Repairing and restoring
Apart from playing music, he started collecting books and visited pipe organ manufacturing firms in England, USA and Germany. “The engineering education came handy as I was able to understand how it functions,” says Champion. The highpoint of his life came when he visited ‘The Cathedral Church of the Redemption’ in New Delhi in 1988 and was astonished to find the largest three manual pipe organ in the country was not functioning. “A letter to the British High Commissioner in New Delhi, consultations with experts and sourcing parts from England ensued and the pipe organ was restored.”
When he came to Secunderabad in 2003 on posting, he visited various churches and played a big role in the restoration of the pipe organ at St John’s Church. With the help of T K Das, an organ repairer from Kolkata, details collected from late Theodore V Comfort, an organist of the church, and the knowledge gleaned from Sam Miller an organist who played in Wesley Church, Mumbai, research since 1970s and, above all, firm determination saw him bring back the pipe organ to life.

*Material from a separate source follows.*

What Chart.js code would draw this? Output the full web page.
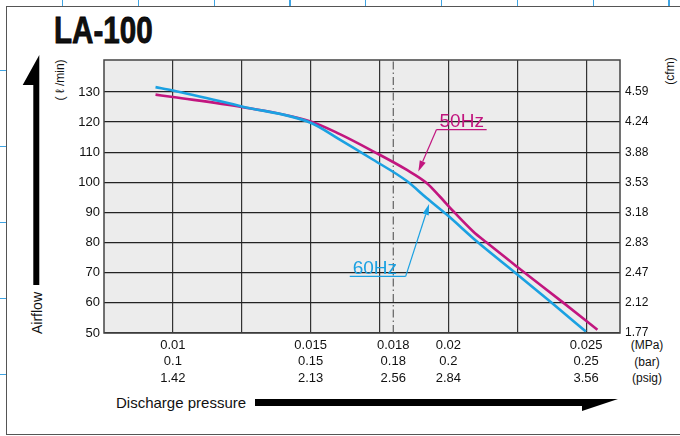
<!DOCTYPE html>
<html>
<head>
<meta charset="utf-8">
<script src="https://cdn.jsdelivr.net/npm/chart.js@4.4.1/dist/chart.umd.min.js"></script>
<style>
  html, body { margin: 0; padding: 0; background: #fff; }
  body {
    width: 680px; height: 436px; position: relative; overflow: hidden;
    font-family: "Liberation Sans", Arial, sans-serif; color: #111;
  }
  .frame {
    position: absolute; left: 6px; top: 6px; width: 720px; height: 429px;
    border: 1.5px solid #555; box-sizing: border-box;
  }
  .pagetick { position: absolute; background: #3fa4e3; }
  .title {
    position: absolute; left: 54px; top: 10px;
    font-family: "Liberation Sans", Arial, sans-serif;
    font-weight: bold; font-size: 37px;
    transform: scaleX(0.8); transform-origin: left top;
    -webkit-text-stroke: 0.8px #000;
  }
  .rot { position: absolute; white-space: nowrap; transform: translate(-50%, -50%) rotate(-90deg); }
  .txt { position: absolute; white-space: nowrap; }
  .unit { position: absolute; width: 50px; text-align: center; font-size: 12px; transform: translate(-50%, -50%); }
  #wrap { position: absolute; left: 0; top: 0; width: 680px; height: 436px; }
  svg.deco { position: absolute; left: 0; top: 0; }
</style>
</head>
<body>
<div class="frame"></div>
<div id="ticks"></div>
<div class="title">LA-100</div>

<svg class="deco" width="680" height="436">
  <polygon points="39.3,55 22.7,85 33.3,85 33.3,285 39.3,285" fill="#000"/>
  <polygon points="255,399 618,399 582,411 582,406 255,406" fill="#000"/>
</svg>

<div class="rot" style="left:37px; top:313px; font-size:14px;">Airflow</div>
<div class="rot" style="left:60px; top:80px; font-size:12px;">( ℓ /min)</div>
<div class="rot" style="left:670px; top:71px; font-size:12px;">(cfm)</div>
<div class="txt" style="left:116px; top:394px; font-size:15px;">Discharge pressure</div>
<div class="unit" style="left:647px; top:345px;">(MPa)</div>
<div class="unit" style="left:647px; top:362px;">(bar)</div>
<div class="unit" style="left:647px; top:378px;">(psig)</div>

<div id="wrap"><canvas id="chart"></canvas></div>

<script>
// tick labels
const mpaTicks   = [0.01, 0.015, 0.018, 0.02, 0.025];
const barLabels  = ['0.1', '0.15', '0.18', '0.2', '0.25'];
const psigLabels = ['1.42', '2.13', '2.56', '2.84', '3.56'];
const gridTicks  = [0.01, 0.0125, 0.015, 0.0175, 0.018, 0.02, 0.0225, 0.025];
const flowTicks  = [50, 60, 70, 80, 90, 100, 110, 120, 130];
const cfmLabels  = ['1.77', '2.12', '2.47', '2.83', '3.18', '3.53', '3.88', '4.24', '4.59'];

// 60Hz curve (MPa, l/min)
const press60 = [0.00937, 0.01, 0.0125, 0.015, 0.01606, 0.01727, 0.01848, 0.01921, 0.01994, 0.02108, 0.02248, 0.02375, 0.02499];
const flow60  = [131.6, 130.5, 125.2, 119.8, 114.2, 107.5, 100.5, 94.8, 89.3, 80.0, 69.6, 60.0, 50.5];

// 50Hz curve (MPa, l/min)
const press50 = [0.00937, 0.01, 0.0125, 0.015, 0.01606, 0.01727, 0.01848, 0.01921, 0.01969, 0.02018, 0.0209, 0.02139, 0.02248, 0.02418, 0.02541];
const flow50  = [129.1, 128.3, 125.0, 120.2, 116.0, 110.3, 104.2, 99.8, 95.3, 90.4, 83.7, 80.0, 72.1, 60.0, 51.1];

const refPressure = 0.018;
const X_MIN = 0.0075, X_MAX = 0.02623;
const Y_MIN = 50, Y_MAX = 140.6;

const MAGENTA = '#c2167f';
const CYAN    = '#1ba1e2';

// label, underline (x0..x1 at y), arrow tip
const NOTES = [
  { text: '50Hz', color: MAGENTA, x0: 0.01957, x1: 0.02139, y: 117.5, tipX: 0.01891, tipY: 103.6, from: 'left' },
  { text: '60Hz', color: CYAN,    x0: 0.01642, x1: 0.01845, y: 68.8,  tipX: 0.01930, tipY: 92.8,  from: 'right' },
];

// page edge marks (decoration)
(function () {
  const box = document.getElementById('ticks');
  for (let x = 62; x < 680; x += 75.8) {
    const d = document.createElement('div');
    d.className = 'pagetick';
    d.style.cssText = `left:${x}px;top:0;width:1.2px;height:6px;`;
    box.appendChild(d);
  }
  for (let y = 70; y < 436; y += 75.9) {
    const d = document.createElement('div');
    d.className = 'pagetick';
    d.style.cssText = `left:0;top:${y}px;width:6px;height:1.2px;`;
    box.appendChild(d);
  }
})();

const toPoints = (xs, ys) => xs.map((x, i) => ({ x, y: ys[i] }));

const plotFrame = {
  id: 'plotFrame',
  beforeDraw(chart) {
    const { ctx, chartArea: a } = chart;
    ctx.save();
    ctx.fillStyle = '#ececec';
    ctx.fillRect(a.left, a.top, a.right - a.left, a.bottom - a.top);
    ctx.restore();
  },
  afterDraw(chart) {
    const { ctx, chartArea: a } = chart;
    ctx.save();
    ctx.strokeStyle = '#444';
    ctx.lineWidth = 1.5;
    ctx.strokeRect(a.left, a.top, a.right - a.left, a.bottom - a.top);
    ctx.restore();
  },
};

const notes = {
  id: 'notes',
  afterDatasetsDraw(chart) {
    const { ctx, scales: { x, y } } = chart;
    ctx.save();
    NOTES.forEach((n) => {
      const x0 = x.getPixelForValue(n.x0);
      const x1 = x.getPixelForValue(n.x1);
      const ly = y.getPixelForValue(n.y);
      const tx = x.getPixelForValue(n.tipX);
      const ty = y.getPixelForValue(n.tipY);
      const sx = n.from === 'left' ? x0 : x1;

      ctx.fillStyle = n.color;
      ctx.strokeStyle = n.color;
      ctx.font = '19px "Liberation Sans", Arial, sans-serif';
      ctx.textBaseline = 'alphabetic';
      ctx.fillText(n.text, x0 + 3, ly - 2.5);

      ctx.lineWidth = 1.2;
      ctx.beginPath();
      ctx.moveTo(x1, ly);
      ctx.lineTo(x0, ly);
      ctx.stroke();

      const ang = Math.atan2(ty - ly, tx - sx);
      const len = 11, half = 3.2;
      const bx = tx - Math.cos(ang) * len;
      const by = ty - Math.sin(ang) * len;
      ctx.beginPath();
      ctx.moveTo(sx, ly);
      ctx.lineTo(bx, by);
      ctx.stroke();

      ctx.beginPath();
      ctx.moveTo(tx, ty);
      ctx.lineTo(bx - Math.sin(ang) * half, by + Math.cos(ang) * half);
      ctx.lineTo(bx + Math.sin(ang) * half, by - Math.cos(ang) * half);
      ctx.closePath();
      ctx.fill();
    });
    ctx.restore();
  },
};

Chart.defaults.font.family = '"Liberation Sans", Arial, sans-serif';
Chart.defaults.color = '#111';

new Chart(document.getElementById('chart'), {
  type: 'line',
  data: {
    datasets: [
      {
        label: '60Hz',
        data: toPoints(press60, flow60),
        borderColor: CYAN,
        borderWidth: 2.6,
        pointRadius: 0,
        cubicInterpolationMode: 'monotone',
      },
      {
        label: '50Hz',
        data: toPoints(press50, flow50),
        borderColor: MAGENTA,
        borderWidth: 2.6,
        pointRadius: 0,
        cubicInterpolationMode: 'monotone',
      },
      {
        label: 'ref',
        data: [{ x: refPressure, y: Y_MIN }, { x: refPressure, y: Y_MAX }],
        borderColor: '#555',
        borderWidth: 1.1,
        borderDash: [8, 3, 1.5, 3],
        pointRadius: 0,
      },
    ],
  },
  options: {
    responsive: true,
    maintainAspectRatio: false,
    animation: false,
    layout: { padding: { top: 60, left: 0, right: 0, bottom: 0 } },
    plugins: { legend: { display: false }, tooltip: { enabled: false } },
    scales: {
      x: {
        type: 'linear',
        min: X_MIN,
        max: X_MAX,
        afterBuildTicks: (s) => { s.ticks = gridTicks.map((v) => ({ value: v })); },
        afterFit: (s) => { s.height = 103; },
        ticks: {
          autoSkip: false,
          maxRotation: 0,
          padding: 4,
          font: { size: 13, lineHeight: 1.27 },
          callback: (v) => {
            const i = mpaTicks.indexOf(v);
            return i < 0 ? '' : [String(v), barLabels[i], psigLabels[i]];
          },
        },
        grid: {
          drawTicks: false,
          color: (c) => (c.tick && c.tick.value === refPressure ? 'rgba(0,0,0,0)' : '#333'),
          lineWidth: 1.2,
        },
        border: { display: false },
      },
      y: {
        position: 'left',
        min: Y_MIN,
        max: Y_MAX,
        afterBuildTicks: (s) => { s.ticks = flowTicks.map((v) => ({ value: v })); },
        afterFit: (s) => { s.width = 104; },
        ticks: { padding: 4, font: { size: 13 } },
        grid: { drawTicks: false, color: '#222', lineWidth: 1.2 },
        border: { display: false },
      },
      y2: {
        position: 'right',
        min: Y_MIN,
        max: Y_MAX,
        afterBuildTicks: (s) => { s.ticks = flowTicks.map((v) => ({ value: v })); },
        afterFit: (s) => { s.width = 60; },
        ticks: {
          padding: 5,
          font: { size: 12 },
          callback: (v) => cfmLabels[flowTicks.indexOf(v)],
        },
        grid: { drawOnChartArea: false, drawTicks: false },
        border: { display: false },
      },
    },
  },
  plugins: [plotFrame, notes],
});
</script>
</body>
</html>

The pipe organ was based on hand blowing mechanism. While the organist plays, a man in the background would have to move a tool continuously so that the air is supplied to the bellows. A luxury that people of yore could afford, it is hardly suitable today. So it was converted into an electrical blowing one. An electric motor driver blower was custom-built to deliver 750 cubic foot per minute (cfm). There are a total of 590 pipes in the entire pipe organ at the St John’s Church. The next project that Commodore Champion is keen on is to assemble the pipe organ that is lying unused at the All Saints Church, Trimulgherry, Secunderabad.